If you know me or have read much of this blog, you are already familiar with my frustration with other women. I admit it is rather self-righteous of me to be so harsh and assume that I don't fall into the same pattern of behavior that seems so natural for my sex. Self-righteous or not, I can't help being angry.
What really irks me is that I am quickly judged by these women for my choices NOT to be a wife and mother. Perhaps they're jealous of my freedom? Perhaps they feel I'm denying the obligation that comes with having a uterus? Perhaps they just want me to follow the rules and join the Mommy Club? They are free to hold whatever grudge they want against me, but please, please don't tell me I'm being selfish for not making the same decisions they have made.
Over the last year I think I have grown up enough to set and maintain boundaries for myself. I know who I am, I know what I want for myself, and what I want out of my life. I have high hopes for myself, and I don't intend to lose sight of my goals. If my visions don't include chasing a toddler around a yard encircled by a white-picket fence in suburban, upper-middle class America, that's OK. It's my vision, my life.
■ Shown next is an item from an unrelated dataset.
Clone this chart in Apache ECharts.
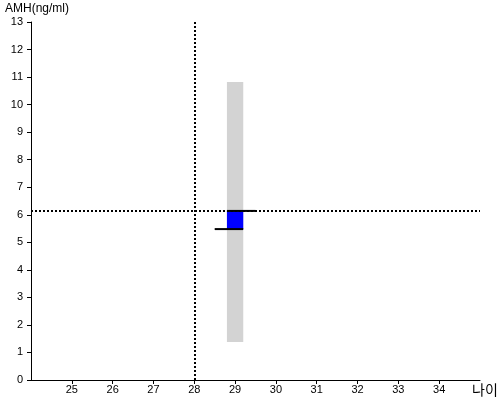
<!DOCTYPE html>
<html>
<head>
<meta charset="utf-8">
<script src="https://cdn.jsdelivr.net/npm/echarts@6/dist/echarts.min.js"></script>
<style>
  html, body { margin: 0; padding: 0; background: #fff; }
  #chart { width: 500px; height: 400px; }
</style>
</head>
<body>
<div id="chart"></div>
<script>
const xTicks = [25, 26, 27, 28, 29, 30, 31, 32, 33, 34]
// [age, low, high]
const refRange = [[29, 1.38, 10.82]]
const valueBox = [[29, 5.48, 6.14]]
const upperLine = [[28.8, 6.14], [29.5, 6.14]]
const lowerLine = [[28.5, 5.48], [29.2, 5.48]]
const markAge = 28
const markAmh = 6.14

const font = 'Liberation Sans, Arial, sans-serif'
const halfWidth = 0.2

function boxRenderer(color) {
  return function (params, api) {
    const x = api.value(0)
    const p1 = api.coord([x - halfWidth, api.value(2)])
    const p2 = api.coord([x + halfWidth, api.value(1)])
    return {
      type: 'rect',
      shape: { x: p1[0], y: p1[1], width: p2[0] - p1[0], height: p2[1] - p1[1] },
      style: { fill: color }
    }
  }
}

const chart = echarts.init(document.getElementById('chart'))
const option = {
  animation: false,
  grid: { left: 31, right: 20, top: 22, bottom: 20 },
  xAxis: {
    type: 'value',
    min: 24,
    max: 35,
    splitLine: { show: false },
    axisLine: { lineStyle: { color: '#000', width: 1 } },
    axisTick: { customValues: xTicks, length: 4, lineStyle: { color: '#000' } },
    axisLabel: { customValues: xTicks, color: '#000', fontSize: 11, fontFamily: font, margin: 4 }
  },
  yAxis: {
    type: 'value',
    min: 0,
    max: 13,
    interval: 1,
    splitLine: { show: false },
    axisLine: { show: true, lineStyle: { color: '#000', width: 1 } },
    axisTick: { show: true, length: 4, lineStyle: { color: '#000' } },
    axisLabel: { color: '#000', fontSize: 11, fontFamily: font, margin: 8 }
  },
  graphic: [
    { type: 'text', left: 5, top: 3, style: { text: 'AMH(ng/ml)', fill: '#000', font: '12px ' + font } },
    { type: 'text', left: 472, top: 383, style: { text: '나이', fill: '#000', font: '14px Noto Sans CJK KR, sans-serif' } }
  ],
  series: [
    {
      type: 'custom',
      renderItem: boxRenderer('#d3d3d3'),
      data: refRange,
      z: 1
    },
    {
      type: 'custom',
      renderItem: boxRenderer('#0000ff'),
      data: valueBox,
      z: 2
    },
    {
      type: 'line',
      data: upperLine,
      symbol: 'none',
      lineStyle: { color: '#000', width: 2 },
      z: 3
    },
    {
      type: 'line',
      data: lowerLine,
      symbol: 'none',
      lineStyle: { color: '#000', width: 2 },
      z: 3,
      markLine: {
        silent: true,
        symbol: 'none',
        label: { show: false },
        lineStyle: { color: '#000', width: 2, type: [2, 2] },
        data: [{ xAxis: markAge }, { yAxis: markAmh }]
      }
    }
  ]
}
chart.setOption(option)
</script>
</body>
</html>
I can get what I want out of it. If that makes you uncomfortable, that's your problem.
I realize at this point that I am wrongly focusing my frustration instead of confronting the true source. While I might be frustrated by the stay-at-home-mom scenario, what really scares me is that this seems to be where I'm headed. I feel my life slipping away, passing me by. I'm stuck. I want desperately to get away, but where? Volunteer for an overseas deployment? At least I get out of this current situation. I can't stay where I am. And once the year or so is up, I'll have a small fortune saved to go and do what I please. I don't even have to come back. I can disappear; slip out of this grip of growing obligations that's tightening every day.
Perhaps it seems contradictory to take up the Army life in order to gain freedom. But it's a limited amount of time with endless possibility to follow. I can do anything for a set amount of time. If I have an identified end-point, I only have to remind myself "this won't last forever," and focus on the task at hand. While my life here in Denver isn't bad, to say the least, it seems to stretch out endlessly ahead of me, unchanging, uninterrupted, and completely unfufilling.
I've always felt there's too much world to see to be stuck in one place. I'm beginning to feel stuck, and I need to get out fast, before I accumulate too much baggage.